Initially, I’d used a hook instead of a plastic hand. That was when I was around five. But I’d never liked strapping it on, and it tended to snag on material or slash others by mistake, and I disliked people staring at it. A plastic hand was somewhat more unobtrusive.

“Stumpy.”

That was what some kids called me in elementary school. Or Captain Hook. Or Mannequin. Crap like that. It hurt, hurt so much that when I was seven, after a bully had poked fun at me and smacked me around, I walked home crying, and then I got some great advice from my father, advice I’d immediately taken to heart.

“Nate, some people think that it’s okay to make fun of others who are different. Some people think that it’s fun to put others down. It’s not. So, if you don’t get along with the other kids because you don’t like their personalities, or they don’t like yours, that’s okay. It happens.

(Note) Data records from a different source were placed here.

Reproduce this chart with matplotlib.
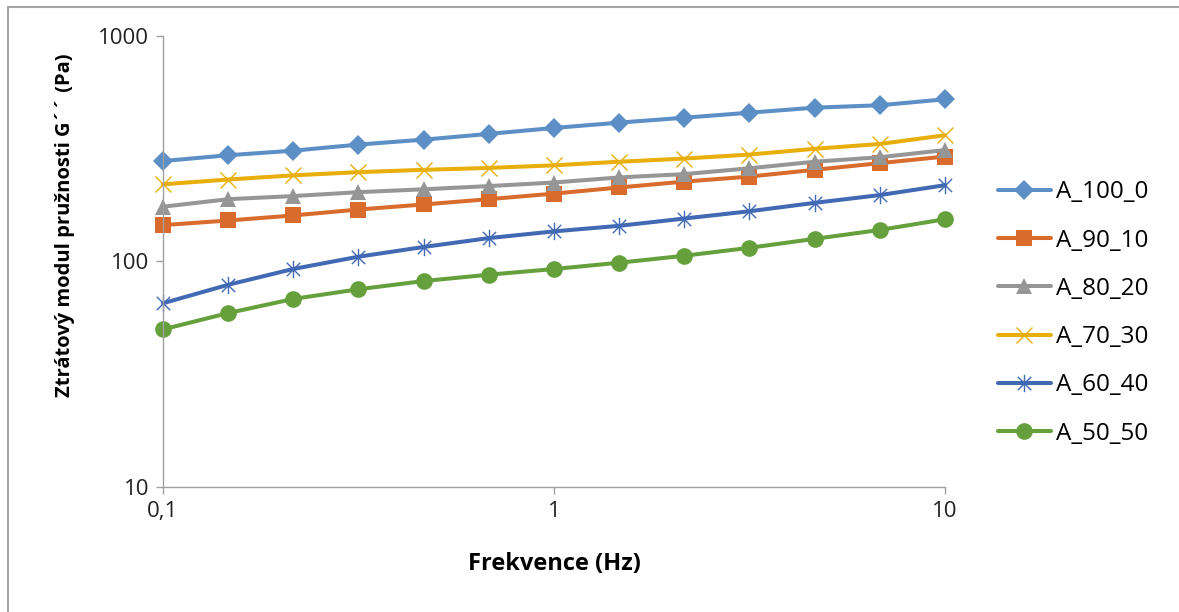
import matplotlib
matplotlib.use("Agg")
import matplotlib.pyplot as plt
from matplotlib.path import Path
from matplotlib.patches import Rectangle

# frequency sweep (Hz)
freq = [0.1, 0.147, 0.215, 0.316, 0.464, 0.681, 1.0, 1.47, 2.15, 3.16, 4.64, 6.81, 10.0]

# loss modulus G'' (Pa)
a_100_0 = [279, 296, 310, 330, 347, 368, 391, 413, 434, 457, 481, 493, 524]
a_90_10 = [145, 152, 160, 170, 179, 189, 200, 213, 226, 238, 255, 273, 292]
a_80_20 = [175, 189, 195, 203, 209, 216, 224, 236, 244, 259, 277, 290, 312]
a_70_30 = [220, 231, 241, 249, 255, 260, 267, 277, 286, 298, 316, 332, 363]
a_60_40 = [65.3, 78.9, 92.6, 105, 116, 127, 136, 144, 155, 167, 182, 197, 218]
a_50_50 = [50.0, 59.1, 68.2, 75.3, 81.9, 87.4, 92.6, 98.8, 106, 115, 126, 138, 154]

series_names = ["A_100_0", "A_90_10", "A_80_20", "A_70_30", "A_60_40", "A_50_50"]

x_ticks = [0.1, 1, 10]
x_ticklabels = ["0,1", "1", "10"]
y_ticks = [10, 100, 1000]
y_ticklabels = ["10", "100", "1000"]

plt.rcParams['font.family'] = ['Open Sans', 'DejaVu Sans']

# Excel style asterisk marker: x plus vertical bar
asterisk = Path(
    [(-1, -1), (1, 1), (-1, 1), (1, -1), (0, -1.3), (0, 1.3)],
    [Path.MOVETO, Path.LINETO, Path.MOVETO, Path.LINETO, Path.MOVETO, Path.LINETO],
)

styles = [
    dict(color='#5B8FC5', marker='D', ms=10),
    dict(color='#D96C2C', marker='s', ms=11),
    dict(color='#969696', marker='^', ms=12),
    dict(color='#E8AE0C', marker='x', ms=12, mew=1.0),
    dict(color='#4169B4', marker=asterisk, ms=12.5, mew=1.0),
    dict(color='#65A03D', marker='o', ms=12),
]
all_data = [a_100_0, a_90_10, a_80_20, a_70_30, a_60_40, a_50_50]

fig = plt.figure(figsize=(11.79, 6.12), dpi=100)
ax = fig.add_axes([163 / 1179, 1 - 487 / 612, (945 - 163) / 1179, (487 - 36) / 612])

for name, vals, st in zip(series_names, all_data, styles):
    ax.plot(freq, vals, label=name, lw=2.9, color=st['color'], marker=st['marker'],
            ms=st['ms'], mew=st.get('mew', 0), mec=st['color'], mfc=st['color'],
            solid_capstyle='round', clip_on=False)

ax.set_xscale('log')
ax.set_yscale('log')
ax.set_xlim(0.1, 10)
ax.set_ylim(10, 1000)
ax.set_xticks(x_ticks)
ax.set_xticklabels(x_ticklabels)
ax.set_yticks(y_ticks)
ax.set_yticklabels(y_ticklabels)
ax.minorticks_off()

for side in ['top', 'right']:
    ax.spines[side].set_visible(False)
for side in ['left', 'bottom']:
    ax.spines[side].set_color('#A0A0A0')
    ax.spines[side].set_linewidth(1.0)
ax.tick_params(direction='out', length=5, width=1.0, color='#A0A0A0',
               labelsize=16, labelcolor='#222222', pad=5)

ax.set_xlabel("Frekvence (Hz)", fontsize=17, fontweight='bold', labelpad=22)
ax.set_ylabel("Ztrátový modul pružnosti G´´ (Pa)", fontsize=14.5, fontweight='bold')
ax.yaxis.set_label_coords(-0.113, 0.58)

leg = ax.legend(loc='center left', bbox_to_anchor=(988 / 1179, 1 - 313 / 612),
                bbox_transform=fig.transFigure, frameon=False, fontsize=17.5,
                handlelength=2.2, handletextpad=0.2, labelspacing=1.0,
                borderaxespad=0)

# chart outline (cropped at right and bottom like the source)
fig.patches.append(Rectangle((8 / 1179, -0.05), 1.1, 1 - 7 / 612 + 0.05,
                             transform=fig.transFigure, fill=False,
                             edgecolor='#A6A6A6', lw=1.5))

fig.savefig("out.png", dpi=100)
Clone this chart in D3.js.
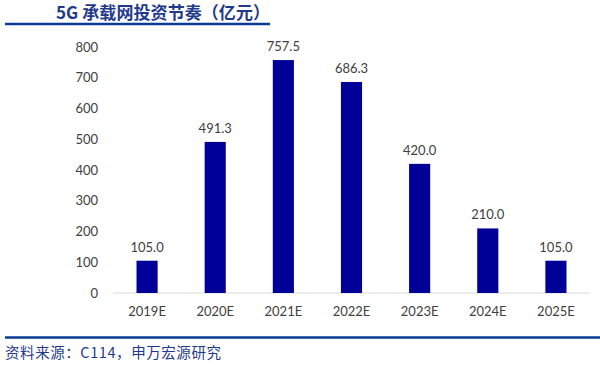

“But it’s never okay to make fun of others because they’re physically different. When your mother and I saw you for the first time, we thought you were great, the best thing that ever happened to us. We still do.”

I wiped the tears that ran down my face. “So, what do I do, Daddy?”

“Get ready to learn something.”

My boxing lessons began on the same day. My father was no expert, but he knew enough to teach me how to keep my guard up, how to sidestep punches or block them, and how to punch. I was naturally right-handed, but I had to learn to fight with my left.

“The other kids, they’ll always go for your weaker side. They’ll think it’s weaker. That’ll mean they won’t be expecting you to fight this way.”

Over time, I developed a bobbing, weaving style of attack and defense. I sparred with my father and shadow boxed on my own. I also religiously watched kung-fu flicks and learned how to combine kicks and punches together.

While training, I also discovered something else. The stump was bone, as hard as a fist. Hitting someone with it hurt me, but it hurt them even more.

The next time the same bully picked on me, called attention to my disability and tried to start something, he got smacked in the mouth and lost two teeth.

I got sent to detention. After that, the insults still came my way, but less often. Fighting had never been something I liked, but sometimes it came down to having a brawl. Soon, I got the rep of being someone not to mess with.